* **EXERCISE REQUIREMENTS**: Repeat the lines exactly from the line that contains "Write the React, TypeScript" through the line that contains "Chart.register(...registerables);"; leave images out and add nothing.

━━━━

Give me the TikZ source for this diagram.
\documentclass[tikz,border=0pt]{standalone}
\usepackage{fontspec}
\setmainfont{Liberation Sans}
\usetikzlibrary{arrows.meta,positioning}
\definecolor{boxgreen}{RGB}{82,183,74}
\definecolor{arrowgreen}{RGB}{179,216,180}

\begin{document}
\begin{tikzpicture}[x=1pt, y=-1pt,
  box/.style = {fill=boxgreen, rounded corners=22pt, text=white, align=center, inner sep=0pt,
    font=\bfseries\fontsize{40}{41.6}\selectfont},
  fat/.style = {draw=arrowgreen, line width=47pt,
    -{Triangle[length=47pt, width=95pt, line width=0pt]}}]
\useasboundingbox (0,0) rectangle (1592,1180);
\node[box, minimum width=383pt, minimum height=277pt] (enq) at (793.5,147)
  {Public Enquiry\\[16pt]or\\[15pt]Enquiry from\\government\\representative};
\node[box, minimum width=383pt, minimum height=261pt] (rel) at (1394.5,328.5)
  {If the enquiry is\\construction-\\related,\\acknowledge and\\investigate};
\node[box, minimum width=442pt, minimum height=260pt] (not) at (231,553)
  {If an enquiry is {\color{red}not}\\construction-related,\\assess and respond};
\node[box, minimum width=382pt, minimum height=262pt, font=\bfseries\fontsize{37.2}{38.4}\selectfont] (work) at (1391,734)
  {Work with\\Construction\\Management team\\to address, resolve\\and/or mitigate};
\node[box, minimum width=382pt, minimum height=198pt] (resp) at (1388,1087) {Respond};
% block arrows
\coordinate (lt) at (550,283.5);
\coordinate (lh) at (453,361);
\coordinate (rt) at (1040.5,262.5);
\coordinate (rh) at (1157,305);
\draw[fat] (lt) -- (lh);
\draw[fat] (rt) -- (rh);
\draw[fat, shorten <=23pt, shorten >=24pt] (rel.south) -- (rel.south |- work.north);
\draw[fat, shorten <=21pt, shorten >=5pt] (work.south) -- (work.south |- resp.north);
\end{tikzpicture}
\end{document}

━━━━

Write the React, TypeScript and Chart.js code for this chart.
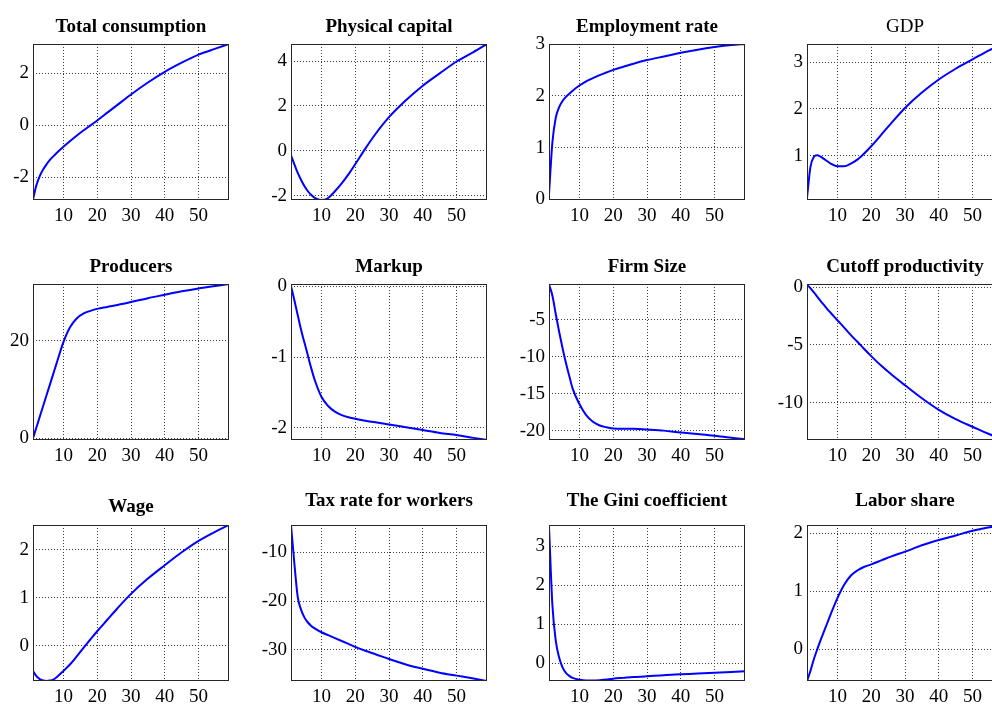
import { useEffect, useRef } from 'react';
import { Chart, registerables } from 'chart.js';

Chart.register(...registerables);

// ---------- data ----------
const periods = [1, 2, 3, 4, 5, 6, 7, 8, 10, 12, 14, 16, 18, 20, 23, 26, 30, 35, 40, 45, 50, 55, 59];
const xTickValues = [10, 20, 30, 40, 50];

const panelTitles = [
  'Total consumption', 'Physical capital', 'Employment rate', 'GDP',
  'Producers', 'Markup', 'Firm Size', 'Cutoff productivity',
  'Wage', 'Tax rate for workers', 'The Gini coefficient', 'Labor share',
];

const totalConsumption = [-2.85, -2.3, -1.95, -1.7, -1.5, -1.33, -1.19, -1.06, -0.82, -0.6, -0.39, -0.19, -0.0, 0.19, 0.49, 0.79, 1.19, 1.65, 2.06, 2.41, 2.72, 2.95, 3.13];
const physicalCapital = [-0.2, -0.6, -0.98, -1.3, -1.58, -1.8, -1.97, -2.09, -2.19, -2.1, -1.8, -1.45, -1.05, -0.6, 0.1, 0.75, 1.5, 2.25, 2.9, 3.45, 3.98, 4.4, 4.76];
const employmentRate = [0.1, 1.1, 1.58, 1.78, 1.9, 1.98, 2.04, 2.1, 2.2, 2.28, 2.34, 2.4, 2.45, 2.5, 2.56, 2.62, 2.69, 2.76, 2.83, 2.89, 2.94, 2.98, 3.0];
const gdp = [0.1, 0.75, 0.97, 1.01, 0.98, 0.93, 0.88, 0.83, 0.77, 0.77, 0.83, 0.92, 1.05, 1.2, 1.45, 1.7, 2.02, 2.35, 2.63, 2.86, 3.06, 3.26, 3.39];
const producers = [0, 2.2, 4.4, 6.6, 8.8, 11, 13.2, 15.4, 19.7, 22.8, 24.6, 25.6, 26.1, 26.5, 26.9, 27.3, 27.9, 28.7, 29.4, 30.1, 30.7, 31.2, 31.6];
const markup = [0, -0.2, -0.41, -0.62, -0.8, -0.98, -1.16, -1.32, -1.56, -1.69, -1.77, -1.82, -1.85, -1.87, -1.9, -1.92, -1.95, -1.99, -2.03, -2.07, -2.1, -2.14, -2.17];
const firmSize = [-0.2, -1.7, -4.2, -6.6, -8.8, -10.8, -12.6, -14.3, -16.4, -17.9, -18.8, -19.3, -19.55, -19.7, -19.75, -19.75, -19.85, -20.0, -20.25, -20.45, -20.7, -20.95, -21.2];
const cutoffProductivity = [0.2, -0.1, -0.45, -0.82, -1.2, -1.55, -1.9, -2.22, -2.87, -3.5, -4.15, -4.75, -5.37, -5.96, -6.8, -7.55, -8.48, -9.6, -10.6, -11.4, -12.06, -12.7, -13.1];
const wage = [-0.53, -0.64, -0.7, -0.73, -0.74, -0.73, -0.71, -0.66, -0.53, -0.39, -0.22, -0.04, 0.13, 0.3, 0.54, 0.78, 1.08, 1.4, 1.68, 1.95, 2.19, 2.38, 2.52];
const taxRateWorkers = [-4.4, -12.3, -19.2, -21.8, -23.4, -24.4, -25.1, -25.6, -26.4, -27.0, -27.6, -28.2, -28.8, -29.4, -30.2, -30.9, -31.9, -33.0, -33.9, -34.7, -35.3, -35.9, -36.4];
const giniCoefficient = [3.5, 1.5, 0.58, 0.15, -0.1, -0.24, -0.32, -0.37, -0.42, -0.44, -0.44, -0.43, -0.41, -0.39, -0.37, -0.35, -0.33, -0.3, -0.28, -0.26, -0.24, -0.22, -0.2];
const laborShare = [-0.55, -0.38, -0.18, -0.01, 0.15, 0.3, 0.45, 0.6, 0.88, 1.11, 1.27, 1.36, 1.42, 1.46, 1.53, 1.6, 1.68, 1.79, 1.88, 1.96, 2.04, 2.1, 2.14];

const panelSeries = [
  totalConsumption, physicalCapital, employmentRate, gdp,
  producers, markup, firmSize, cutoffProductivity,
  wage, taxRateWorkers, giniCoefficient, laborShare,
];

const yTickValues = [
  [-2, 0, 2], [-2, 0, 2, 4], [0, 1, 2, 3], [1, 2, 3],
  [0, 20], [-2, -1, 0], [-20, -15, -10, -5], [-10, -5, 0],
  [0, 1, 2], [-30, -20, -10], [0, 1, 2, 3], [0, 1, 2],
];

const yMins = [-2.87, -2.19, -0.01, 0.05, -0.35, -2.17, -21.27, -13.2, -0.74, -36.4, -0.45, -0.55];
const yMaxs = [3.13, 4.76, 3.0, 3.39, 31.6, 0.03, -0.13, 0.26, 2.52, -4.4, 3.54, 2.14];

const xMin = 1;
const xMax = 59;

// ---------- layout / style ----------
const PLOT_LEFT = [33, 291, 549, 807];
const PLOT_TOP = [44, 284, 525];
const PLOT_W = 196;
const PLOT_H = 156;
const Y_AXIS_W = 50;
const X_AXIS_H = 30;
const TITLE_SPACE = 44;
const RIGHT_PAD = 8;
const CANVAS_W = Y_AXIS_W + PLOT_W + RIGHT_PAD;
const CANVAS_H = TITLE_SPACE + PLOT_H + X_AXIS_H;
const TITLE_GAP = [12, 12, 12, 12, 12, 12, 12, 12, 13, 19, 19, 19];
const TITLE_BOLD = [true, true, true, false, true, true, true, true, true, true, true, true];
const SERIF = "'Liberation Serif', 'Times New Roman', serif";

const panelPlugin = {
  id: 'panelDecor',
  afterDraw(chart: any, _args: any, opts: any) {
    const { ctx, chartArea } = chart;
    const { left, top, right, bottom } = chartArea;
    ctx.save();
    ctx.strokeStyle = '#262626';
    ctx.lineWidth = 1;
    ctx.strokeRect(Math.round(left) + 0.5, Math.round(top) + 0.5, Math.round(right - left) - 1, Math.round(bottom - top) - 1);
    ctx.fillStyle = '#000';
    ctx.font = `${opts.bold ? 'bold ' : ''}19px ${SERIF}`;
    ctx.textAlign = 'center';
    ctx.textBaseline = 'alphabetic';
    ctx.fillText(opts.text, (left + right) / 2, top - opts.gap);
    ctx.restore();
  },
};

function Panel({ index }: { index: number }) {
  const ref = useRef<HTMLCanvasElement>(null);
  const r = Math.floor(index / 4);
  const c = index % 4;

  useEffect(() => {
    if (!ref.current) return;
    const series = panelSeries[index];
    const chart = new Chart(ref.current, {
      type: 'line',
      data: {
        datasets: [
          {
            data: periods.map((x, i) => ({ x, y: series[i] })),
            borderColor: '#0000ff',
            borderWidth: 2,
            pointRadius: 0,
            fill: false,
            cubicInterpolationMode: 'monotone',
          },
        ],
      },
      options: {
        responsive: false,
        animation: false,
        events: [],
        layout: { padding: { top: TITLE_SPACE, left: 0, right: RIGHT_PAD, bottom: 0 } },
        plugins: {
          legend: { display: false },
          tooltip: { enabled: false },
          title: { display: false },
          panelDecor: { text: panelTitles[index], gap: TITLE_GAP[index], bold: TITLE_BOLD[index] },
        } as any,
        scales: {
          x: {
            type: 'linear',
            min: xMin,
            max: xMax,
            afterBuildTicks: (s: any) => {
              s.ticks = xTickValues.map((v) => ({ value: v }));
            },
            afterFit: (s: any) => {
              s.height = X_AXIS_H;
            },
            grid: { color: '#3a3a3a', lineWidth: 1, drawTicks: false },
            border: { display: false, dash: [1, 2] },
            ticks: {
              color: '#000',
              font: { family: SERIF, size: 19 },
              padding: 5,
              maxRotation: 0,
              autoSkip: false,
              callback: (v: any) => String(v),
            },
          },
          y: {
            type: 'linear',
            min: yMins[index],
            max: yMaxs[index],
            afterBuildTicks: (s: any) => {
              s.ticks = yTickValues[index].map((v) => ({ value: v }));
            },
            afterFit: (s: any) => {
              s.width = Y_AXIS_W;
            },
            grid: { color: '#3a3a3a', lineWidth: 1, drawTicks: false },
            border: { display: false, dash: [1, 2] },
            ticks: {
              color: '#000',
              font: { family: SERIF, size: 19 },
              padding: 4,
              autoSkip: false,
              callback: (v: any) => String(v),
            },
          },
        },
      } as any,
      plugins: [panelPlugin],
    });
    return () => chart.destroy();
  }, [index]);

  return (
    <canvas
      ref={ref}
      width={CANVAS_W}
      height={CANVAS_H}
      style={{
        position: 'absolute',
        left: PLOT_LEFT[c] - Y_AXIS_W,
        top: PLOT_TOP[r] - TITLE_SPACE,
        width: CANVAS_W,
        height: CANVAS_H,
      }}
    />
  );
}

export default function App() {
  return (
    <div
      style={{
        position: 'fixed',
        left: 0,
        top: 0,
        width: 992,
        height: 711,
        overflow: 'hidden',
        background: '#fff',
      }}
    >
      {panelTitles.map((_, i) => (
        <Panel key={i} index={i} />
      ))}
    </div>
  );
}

━━━━

* **THE RESPONSE**:
Write the React, TypeScript and Chart.js code for this chart.
import { useEffect, useRef } from 'react';
import { Chart, registerables } from 'chart.js';

Chart.register(...registerables);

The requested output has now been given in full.